On Tue, Nov 12, 2019 at 3:27 AM <[email protected]> wrote:

> I guess this is a little late now... but:
>
> I wanted to do the same, especially because the additional servers (beyond
> 3) would lower the relative storage cost overhead when using erasure
> coding, but it's 'off the trodden path' and I cannot recommend it, after
> seeing just how fragile the whole house of cards is already.
>

Right, we only support replica 3 or replica 2 + arbiter, not erasure coded
gluster volumes or replica 4.


> The ability to extend a HCI cluster with additional storage nodes is very
> much in the genes of Gluster, but oVirt is a little more than just Gluster
> and while this capability is on the roadmap according to the RHEV roadmap
> RH Summit video, it's not there today.
>
> But here is what you can already do:
> * Save your pennies until you have enough for an extra two servers: HCI is
> supposed to do great with 6 or 9 boxes (das rutschte einfach so
> raus...sorry!)
>
> * You can always add any additional host as a compute host. I guess you
> shouldn't add it as a host for the hosted-engine VM (extra tick mark), not
> because it's impossible, but because it doesn't help making things more
> resilient. The extra compute nodes are well managed with all capabilities
> of oVirt (HA, live-migration etc.), because that's actually very close to
> the original usage model. Of course, you won't benefit from the local
> storage capacity. There is a facility for adding local storage to hosts,
> but I didn't find any documentation on usage or recommendations and would
> represent an obstacle to things like live-migration.
>
> * You can turn the forth host into a 'single-node HCI' for disaster
> recovery testing (that's what I did, except that I didn't get very far
> yet). Single node-HCI obviously has zero redundancy, but it also loses
> benefits like GUI based upgrades (a chicken and egg issue). But the ability
> to play with an additional DC and replication may be well worth allocating
> the fourth machine to that purpose. Once you have lost a three-way HCI to
> operator error or because of a software issue (as I have), that backup
> seems mightily attractive, even if there doesn't seem to be any easy way to
> extend that into a triple (wouldn't it be nice if you could do that without
> even an interruption?). But a manual rebuild of the primary triple and
> back-migration from the surviving single node HCI could save your job and
> work.
>
> * You can always add nodes to the existing Gluster, but perhaps best not
> extend the pre-configured Gluster volumes across the extra nodes. While
> that sounds easy and attractive, I seriously doubt it is supported by the
> current code base, making the management engine and the VDSM agent
> essentially blind to the extra nodes or incapable of properly handling
> faults and failures. But extra volumes to be used as application level
> container storage or similar should be fine, even if they won't be properly
> managed by oVirt.
>

You can expand the existing gluster volumes across the extra nodes. The
configuration of the volume is still a replica 3 or replica 2 + arbiter
depending on how you initially set it up - and that would mean that it can
only tolerate 1 node failure in the replica set subvolume.

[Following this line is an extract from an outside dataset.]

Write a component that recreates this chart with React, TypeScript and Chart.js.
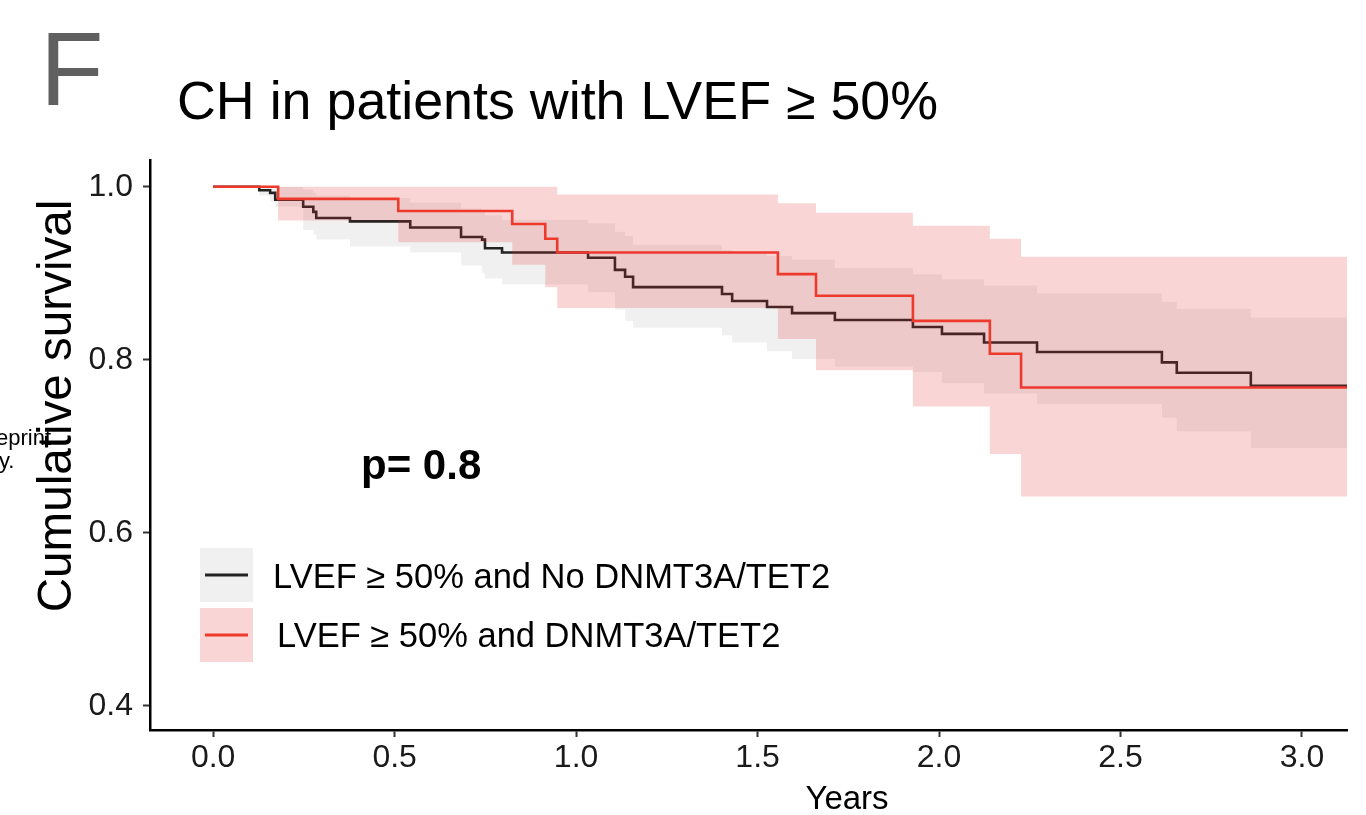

> In my lab installations I moved the disks around on the four hosts so that
> the two primary nodes and the fourth (DR) node had a full complement, while
> the arbiter node had to manage with a subset of the boot SSD being used to
> host the arbitration brick. In theory you should be able to manage better
> in a three node HCI by spreading the three "normal" volumes "clockwise"
> around the nodes. I used that setup for my initial Gluster based tests (not
> using the HCI wizard), but that has oVirt treat the Gluster like a SAN.
>
> The HCI wizard doesn't support the clockwise or round-robin allocation,
> but if you feel adventurous you should be able to turn a standard
> installation into that, purely operating with brick
> additions/changes/removals but again, given the fragility of the stack and
> the extend of the documentation, I'd recommend against it.
>

You can now also edit your ansible playbook to specify the placement of the
bricks across nodes during deployment - see
https://github.com/gluster/gluster-ansible-features/pull/34, but does
require some tweaking.


> A full three-way replication (instead of 2+1 arbitration) can be
> beneficial if your cluster runs on standard sized "Lego" left-overs and you
> can get an extra box easily. But it will actually add write amplification
> as a bit of a CPU overhead, but perhaps more importantly, at the network
> level. If you got 10Gbit or better and slower storage, that may not be an
> issue, if you got SSDs and Gbit, you can easily loose 33% write bandwidth,
> while read-bandwith should be unaffected.